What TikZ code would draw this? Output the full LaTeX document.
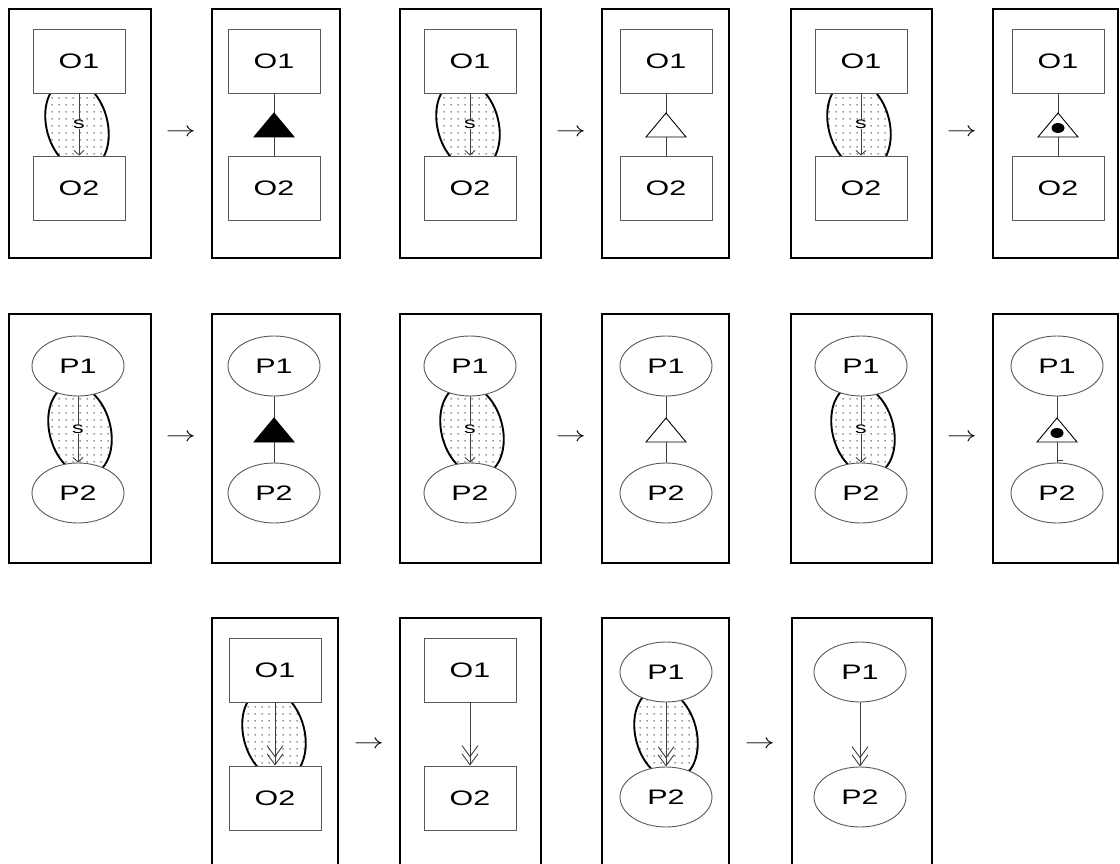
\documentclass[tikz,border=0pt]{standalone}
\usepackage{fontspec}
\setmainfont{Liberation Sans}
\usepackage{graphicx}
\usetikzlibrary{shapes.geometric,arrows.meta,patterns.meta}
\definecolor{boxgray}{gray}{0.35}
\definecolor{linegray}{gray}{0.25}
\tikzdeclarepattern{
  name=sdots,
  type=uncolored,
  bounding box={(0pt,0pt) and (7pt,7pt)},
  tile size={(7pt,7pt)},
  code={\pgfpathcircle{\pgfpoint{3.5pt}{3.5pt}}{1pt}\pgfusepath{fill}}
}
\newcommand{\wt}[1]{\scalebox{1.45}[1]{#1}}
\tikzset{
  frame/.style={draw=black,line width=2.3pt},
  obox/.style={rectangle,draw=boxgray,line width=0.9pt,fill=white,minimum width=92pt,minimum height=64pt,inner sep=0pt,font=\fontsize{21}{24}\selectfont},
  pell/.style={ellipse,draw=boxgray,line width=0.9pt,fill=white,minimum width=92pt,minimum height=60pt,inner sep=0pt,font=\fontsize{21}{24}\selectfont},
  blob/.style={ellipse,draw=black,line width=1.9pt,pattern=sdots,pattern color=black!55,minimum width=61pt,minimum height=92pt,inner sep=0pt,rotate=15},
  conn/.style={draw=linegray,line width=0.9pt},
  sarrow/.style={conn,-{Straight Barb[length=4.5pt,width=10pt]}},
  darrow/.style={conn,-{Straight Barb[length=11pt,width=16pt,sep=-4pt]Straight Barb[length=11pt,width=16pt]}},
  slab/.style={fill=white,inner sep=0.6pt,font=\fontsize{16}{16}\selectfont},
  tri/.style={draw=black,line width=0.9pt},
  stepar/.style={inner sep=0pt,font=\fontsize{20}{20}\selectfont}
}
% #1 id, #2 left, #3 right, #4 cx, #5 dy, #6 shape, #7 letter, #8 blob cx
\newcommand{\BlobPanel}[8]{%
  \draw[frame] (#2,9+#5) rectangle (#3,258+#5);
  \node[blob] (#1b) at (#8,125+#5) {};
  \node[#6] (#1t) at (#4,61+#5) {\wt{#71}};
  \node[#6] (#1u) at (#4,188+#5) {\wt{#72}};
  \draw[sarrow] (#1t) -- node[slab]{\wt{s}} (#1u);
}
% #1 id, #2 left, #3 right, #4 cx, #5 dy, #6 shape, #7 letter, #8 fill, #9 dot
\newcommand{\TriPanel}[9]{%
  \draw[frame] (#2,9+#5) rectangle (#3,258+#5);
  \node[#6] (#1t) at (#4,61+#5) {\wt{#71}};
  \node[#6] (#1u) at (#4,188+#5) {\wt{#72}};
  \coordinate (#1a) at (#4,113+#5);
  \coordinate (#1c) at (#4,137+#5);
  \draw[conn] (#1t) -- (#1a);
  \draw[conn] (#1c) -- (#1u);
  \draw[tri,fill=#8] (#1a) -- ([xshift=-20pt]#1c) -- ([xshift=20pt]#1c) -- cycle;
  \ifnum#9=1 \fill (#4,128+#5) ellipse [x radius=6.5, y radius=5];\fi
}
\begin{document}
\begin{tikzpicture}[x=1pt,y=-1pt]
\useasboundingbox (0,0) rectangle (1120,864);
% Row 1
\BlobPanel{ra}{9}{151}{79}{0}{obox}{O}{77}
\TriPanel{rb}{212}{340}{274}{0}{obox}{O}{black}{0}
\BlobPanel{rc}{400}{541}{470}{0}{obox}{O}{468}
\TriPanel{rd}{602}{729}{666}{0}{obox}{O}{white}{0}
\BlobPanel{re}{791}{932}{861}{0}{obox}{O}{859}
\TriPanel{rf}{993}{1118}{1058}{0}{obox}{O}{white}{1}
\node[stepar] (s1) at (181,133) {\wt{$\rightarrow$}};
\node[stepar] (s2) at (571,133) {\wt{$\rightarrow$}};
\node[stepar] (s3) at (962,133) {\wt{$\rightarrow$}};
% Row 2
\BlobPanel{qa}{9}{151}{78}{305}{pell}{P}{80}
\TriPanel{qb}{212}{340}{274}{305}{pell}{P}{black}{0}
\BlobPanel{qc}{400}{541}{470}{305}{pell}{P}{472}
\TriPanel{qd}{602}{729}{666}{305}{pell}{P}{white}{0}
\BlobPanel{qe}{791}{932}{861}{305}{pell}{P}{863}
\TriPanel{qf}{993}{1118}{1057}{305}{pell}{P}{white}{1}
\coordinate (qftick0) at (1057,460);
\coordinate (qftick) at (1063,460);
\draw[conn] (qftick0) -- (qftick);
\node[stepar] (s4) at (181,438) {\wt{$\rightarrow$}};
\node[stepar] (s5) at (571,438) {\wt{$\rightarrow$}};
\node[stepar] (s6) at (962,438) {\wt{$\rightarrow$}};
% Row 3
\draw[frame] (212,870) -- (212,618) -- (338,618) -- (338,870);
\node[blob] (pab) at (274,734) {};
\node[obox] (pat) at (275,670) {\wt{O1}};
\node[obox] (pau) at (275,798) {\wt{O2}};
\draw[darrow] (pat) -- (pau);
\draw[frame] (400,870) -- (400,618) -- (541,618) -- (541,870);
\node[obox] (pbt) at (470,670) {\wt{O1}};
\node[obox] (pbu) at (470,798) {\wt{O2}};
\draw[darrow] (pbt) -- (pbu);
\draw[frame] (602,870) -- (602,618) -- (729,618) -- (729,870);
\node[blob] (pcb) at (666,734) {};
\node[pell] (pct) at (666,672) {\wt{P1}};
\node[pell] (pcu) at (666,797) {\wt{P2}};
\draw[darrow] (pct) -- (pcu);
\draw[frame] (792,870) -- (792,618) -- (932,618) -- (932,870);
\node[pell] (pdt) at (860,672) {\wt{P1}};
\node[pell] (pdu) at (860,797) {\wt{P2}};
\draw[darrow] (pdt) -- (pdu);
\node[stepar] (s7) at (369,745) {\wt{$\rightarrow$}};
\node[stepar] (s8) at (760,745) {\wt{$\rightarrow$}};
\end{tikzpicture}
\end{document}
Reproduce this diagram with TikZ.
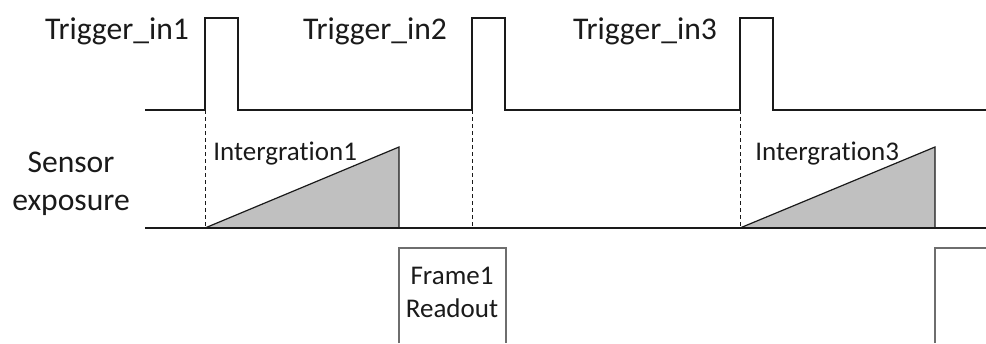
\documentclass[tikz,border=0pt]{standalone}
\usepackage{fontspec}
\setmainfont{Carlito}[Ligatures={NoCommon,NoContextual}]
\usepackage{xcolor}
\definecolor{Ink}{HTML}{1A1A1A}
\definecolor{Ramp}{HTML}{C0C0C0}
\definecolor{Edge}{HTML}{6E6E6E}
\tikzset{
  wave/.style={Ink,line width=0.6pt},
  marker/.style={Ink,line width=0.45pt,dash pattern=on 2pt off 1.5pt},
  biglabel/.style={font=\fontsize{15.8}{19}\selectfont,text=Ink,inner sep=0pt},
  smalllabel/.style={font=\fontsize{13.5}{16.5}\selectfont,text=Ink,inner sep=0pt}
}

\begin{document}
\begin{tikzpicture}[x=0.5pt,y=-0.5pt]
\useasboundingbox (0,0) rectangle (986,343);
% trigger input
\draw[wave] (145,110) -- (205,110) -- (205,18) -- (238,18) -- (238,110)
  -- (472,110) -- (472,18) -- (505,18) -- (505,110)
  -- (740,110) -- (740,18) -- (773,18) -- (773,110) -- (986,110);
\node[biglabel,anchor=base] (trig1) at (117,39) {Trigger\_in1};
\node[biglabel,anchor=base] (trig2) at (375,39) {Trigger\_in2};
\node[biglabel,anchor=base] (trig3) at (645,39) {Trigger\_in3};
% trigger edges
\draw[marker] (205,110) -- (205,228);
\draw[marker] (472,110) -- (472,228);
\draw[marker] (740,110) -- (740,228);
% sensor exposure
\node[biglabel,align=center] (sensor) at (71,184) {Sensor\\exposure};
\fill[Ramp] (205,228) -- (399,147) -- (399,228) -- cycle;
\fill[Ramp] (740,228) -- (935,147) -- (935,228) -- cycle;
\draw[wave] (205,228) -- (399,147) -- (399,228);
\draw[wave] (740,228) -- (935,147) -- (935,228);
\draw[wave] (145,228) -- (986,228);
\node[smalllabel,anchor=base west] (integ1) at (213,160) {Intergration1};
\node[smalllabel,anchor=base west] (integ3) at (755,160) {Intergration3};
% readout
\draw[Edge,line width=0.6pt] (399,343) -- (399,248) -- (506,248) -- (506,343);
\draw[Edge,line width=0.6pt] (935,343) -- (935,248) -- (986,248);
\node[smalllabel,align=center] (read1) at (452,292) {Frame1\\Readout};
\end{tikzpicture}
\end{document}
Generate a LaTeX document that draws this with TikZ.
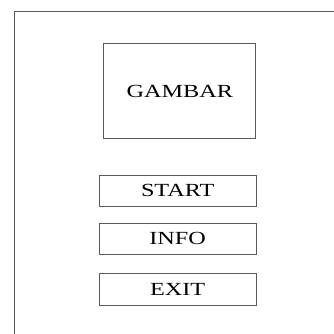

————————

▶ _Short problem_
Pick out the lines containing the word "code" and show them.

▶ _Correct answer_
What TikZ code would draw this? Output the full LaTeX document.
  code={\pgfpathcircle{\pgfpoint{3.5pt}{3.5pt}}{1pt}\pgfusepath{fill}}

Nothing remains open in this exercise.